- [Data extract]:
──────────────────────────────
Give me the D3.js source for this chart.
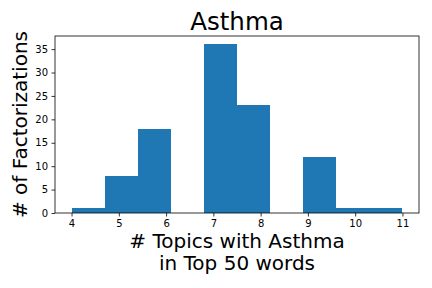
<!DOCTYPE html>
<html>
<head>
<meta charset="utf-8">
<script src="https://cdn.jsdelivr.net/npm/d3@7"></script>
<style>
  body { margin: 0; background: #fff; }
  text { font-family: "DejaVu Sans", sans-serif; }
</style>
</head>
<body>
<div id="chart"></div>
<script>
// histogram bins (edges) and counts
let binEdges = [4.0, 4.7, 5.4, 6.1, 6.8, 7.5, 8.2, 8.9, 9.6, 10.3, 11.0];
let counts = [1, 8, 18, 0, 36, 23, 0, 12, 1, 1];
let xTicks = [4, 5, 6, 7, 8, 9, 10, 11];
let yTicks = [0, 5, 10, 15, 20, 25, 30, 35];

let margin = {top: 36, right: 13, bottom: 75, left: 55},
    width = 432 - margin.left - margin.right,
    height = 288 - margin.top - margin.bottom;

let svg = d3.select("#chart")
    .append("svg")
    .attr("width", 432)
    .attr("height", 288)
    .append("g")
    .attr("transform", "translate(" + margin.left + "," + margin.top + ")");

let x = d3.scaleLinear().domain([3.65, 11.35]).range([0, width]);
let y = d3.scaleLinear().domain([0, 37.8]).range([height, 0]);

let bins = counts.map((c, i) => ({x0: binEdges[i], x1: binEdges[i + 1], n: c}));

svg.selectAll(".bar")
    .data(bins.filter(d => d.n > 0))
    .enter().append("rect")
    .attr("class", "bar")
    .attr("x", d => x(d.x0))
    .attr("width", d => x(d.x1) - x(d.x0))
    .attr("y", d => y(d.n))
    .attr("height", d => height - y(d.n))
    .attr("fill", "#1f77b4")
    .attr("shape-rendering", "crispEdges");

let xAxis = d3.axisBottom(x).tickValues(xTicks).tickSize(3.5).tickPadding(3.5).tickFormat(d3.format("d"));
let yAxis = d3.axisLeft(y).tickValues(yTicks).tickSize(3.5).tickPadding(3.5).tickFormat(d3.format("d"));

let gx = svg.append("g")
    .attr("transform", "translate(0," + height + ")")
    .call(xAxis);
let gy = svg.append("g").call(yAxis);

[gx, gy].forEach(g => {
    g.select(".domain").remove();
    g.selectAll("line").attr("stroke", "#000").attr("stroke-width", 0.8);
    g.selectAll("text").attr("font-size", "10px").attr("fill", "#000")
        .style("font-family", "DejaVu Sans, sans-serif");
});

// frame
svg.append("rect")
    .attr("width", width)
    .attr("height", height)
    .attr("fill", "none")
    .attr("stroke", "#000")
    .attr("stroke-width", 0.8);

// title
svg.append("text")
    .attr("x", width / 2)
    .attr("y", -6)
    .attr("text-anchor", "middle")
    .attr("font-size", "24.5px")
    .text("Asthma");

// x label
let xl = svg.append("text")
    .attr("text-anchor", "middle")
    .attr("font-size", "20px");
xl.append("tspan").attr("x", width / 2).attr("y", height + 35).text("# Topics with Asthma");
xl.append("tspan").attr("x", width / 2).attr("y", height + 57).text("in Top 50 words");

// y label
svg.append("text")
    .attr("transform", "rotate(-90)")
    .attr("x", -height / 2)
    .attr("y", -margin.left + 27)
    .attr("text-anchor", "middle")
    .attr("font-size", "20px")
    .text("# of Factorizations");
</script>
</body>
</html>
──────────────────────────────
Pictures are excluded; output everything else in the data verbatim.

- [Complete output]:
Give me the D3.js source for this chart.
<!DOCTYPE html>
<html>
<head>
<meta charset="utf-8">
<script src="https://cdn.jsdelivr.net/npm/d3@7"></script>
<style>
  body { margin: 0; background: #fff; }
  text { font-family: "DejaVu Sans", sans-serif; }
</style>
</head>
<body>
<div id="chart"></div>
<script>
// histogram bins (edges) and counts
let binEdges = [4.0, 4.7, 5.4, 6.1, 6.8, 7.5, 8.2, 8.9, 9.6, 10.3, 11.0];
let counts = [1, 8, 18, 0, 36, 23, 0, 12, 1, 1];
let xTicks = [4, 5, 6, 7, 8, 9, 10, 11];
let yTicks = [0, 5, 10, 15, 20, 25, 30, 35];

let margin = {top: 36, right: 13, bottom: 75, left: 55},
    width = 432 - margin.left - margin.right,
    height = 288 - margin.top - margin.bottom;

let svg = d3.select("#chart")
    .append("svg")
    .attr("width", 432)
    .attr("height", 288)
    .append("g")
    .attr("transform", "translate(" + margin.left + "," + margin.top + ")");

let x = d3.scaleLinear().domain([3.65, 11.35]).range([0, width]);
let y = d3.scaleLinear().domain([0, 37.8]).range([height, 0]);

let bins = counts.map((c, i) => ({x0: binEdges[i], x1: binEdges[i + 1], n: c}));

svg.selectAll(".bar")
    .data(bins.filter(d => d.n > 0))
    .enter().append("rect")
    .attr("class", "bar")
    .attr("x", d => x(d.x0))
    .attr("width", d => x(d.x1) - x(d.x0))
    .attr("y", d => y(d.n))
    .attr("height", d => height - y(d.n))
    .attr("fill", "#1f77b4")
    .attr("shape-rendering", "crispEdges");

let xAxis = d3.axisBottom(x).tickValues(xTicks).tickSize(3.5).tickPadding(3.5).tickFormat(d3.format("d"));
let yAxis = d3.axisLeft(y).tickValues(yTicks).tickSize(3.5).tickPadding(3.5).tickFormat(d3.format("d"));

let gx = svg.append("g")
    .attr("transform", "translate(0," + height + ")")
    .call(xAxis);
let gy = svg.append("g").call(yAxis);

[gx, gy].forEach(g => {
    g.select(".domain").remove();
    g.selectAll("line").attr("stroke", "#000").attr("stroke-width", 0.8);
    g.selectAll("text").attr("font-size", "10px").attr("fill", "#000")
        .style("font-family", "DejaVu Sans, sans-serif");
});

// frame
svg.append("rect")
    .attr("width", width)
    .attr("height", height)
    .attr("fill", "none")
    .attr("stroke", "#000")
    .attr("stroke-width", 0.8);

// title
svg.append("text")
    .attr("x", width / 2)
    .attr("y", -6)
    .attr("text-anchor", "middle")
    .attr("font-size", "24.5px")
    .text("Asthma");

// x label
let xl = svg.append("text")
    .attr("text-anchor", "middle")
    .attr("font-size", "20px");
xl.append("tspan").attr("x", width / 2).attr("y", height + 35).text("# Topics with Asthma");
xl.append("tspan").attr("x", width / 2).attr("y", height + 57).text("in Top 50 words");

// y label
svg.append("text")
    .attr("transform", "rotate(-90)")
    .attr("x", -height / 2)
    .attr("y", -margin.left + 27)
    .attr("text-anchor", "middle")
    .attr("font-size", "20px")
    .text("# of Factorizations");
</script>
</body>
</html>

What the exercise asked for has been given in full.